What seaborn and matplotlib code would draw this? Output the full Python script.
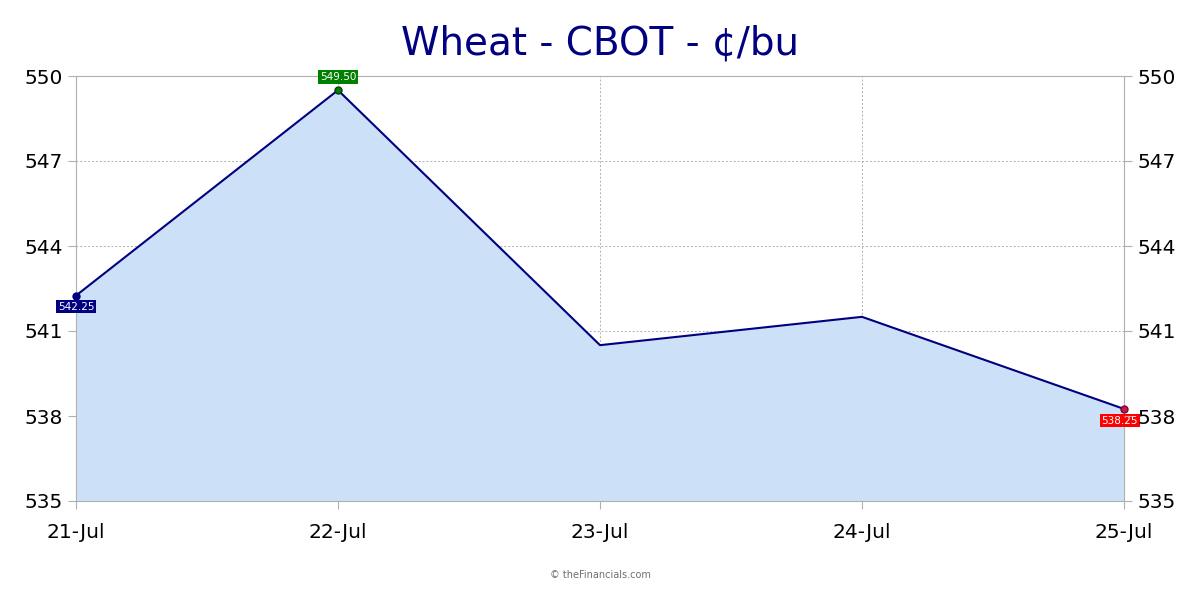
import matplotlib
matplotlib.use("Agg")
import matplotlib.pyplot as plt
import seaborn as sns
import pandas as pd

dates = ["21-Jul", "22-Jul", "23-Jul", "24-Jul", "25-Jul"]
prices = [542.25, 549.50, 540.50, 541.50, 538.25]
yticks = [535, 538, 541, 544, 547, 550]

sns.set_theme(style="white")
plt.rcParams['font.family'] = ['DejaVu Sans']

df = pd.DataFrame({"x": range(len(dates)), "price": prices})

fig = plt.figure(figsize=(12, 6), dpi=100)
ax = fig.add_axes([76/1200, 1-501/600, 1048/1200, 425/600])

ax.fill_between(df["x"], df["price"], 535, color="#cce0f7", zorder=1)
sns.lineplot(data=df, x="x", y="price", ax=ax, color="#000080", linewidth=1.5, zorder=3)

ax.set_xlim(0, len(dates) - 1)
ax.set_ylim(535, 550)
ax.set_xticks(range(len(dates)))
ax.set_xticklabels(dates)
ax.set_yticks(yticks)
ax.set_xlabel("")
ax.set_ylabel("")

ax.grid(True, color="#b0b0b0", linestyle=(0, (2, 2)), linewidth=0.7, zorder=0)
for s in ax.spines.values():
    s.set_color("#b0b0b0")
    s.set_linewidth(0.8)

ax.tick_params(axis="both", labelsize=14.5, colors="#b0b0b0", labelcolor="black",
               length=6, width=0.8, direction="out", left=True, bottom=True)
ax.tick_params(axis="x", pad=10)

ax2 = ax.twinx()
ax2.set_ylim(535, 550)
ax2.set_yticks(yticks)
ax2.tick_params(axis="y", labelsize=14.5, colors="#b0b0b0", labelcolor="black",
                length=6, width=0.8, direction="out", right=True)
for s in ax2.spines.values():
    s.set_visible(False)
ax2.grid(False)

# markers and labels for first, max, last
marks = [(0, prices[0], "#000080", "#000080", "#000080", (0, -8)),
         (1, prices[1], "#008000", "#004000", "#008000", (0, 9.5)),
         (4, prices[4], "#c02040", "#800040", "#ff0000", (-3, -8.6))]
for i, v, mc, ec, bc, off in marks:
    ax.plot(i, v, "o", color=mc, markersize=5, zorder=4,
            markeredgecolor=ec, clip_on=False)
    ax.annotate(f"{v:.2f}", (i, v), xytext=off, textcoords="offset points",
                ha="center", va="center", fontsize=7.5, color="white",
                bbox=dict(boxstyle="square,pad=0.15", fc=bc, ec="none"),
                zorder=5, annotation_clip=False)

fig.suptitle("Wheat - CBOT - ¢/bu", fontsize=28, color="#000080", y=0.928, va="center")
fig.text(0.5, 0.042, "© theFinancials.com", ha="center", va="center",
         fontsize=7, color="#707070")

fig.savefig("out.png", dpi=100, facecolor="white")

════

Stated goal. Skip every picture and return the lines above from the top through the one that contains "yticks = [535, 538, 541, 544, 547, 550]".

Reply.
What seaborn and matplotlib code would draw this? Output the full Python script.
import matplotlib
matplotlib.use("Agg")
import matplotlib.pyplot as plt
import seaborn as sns
import pandas as pd

dates = ["21-Jul", "22-Jul", "23-Jul", "24-Jul", "25-Jul"]
prices = [542.25, 549.50, 540.50, 541.50, 538.25]
yticks = [535, 538, 541, 544, 547, 550]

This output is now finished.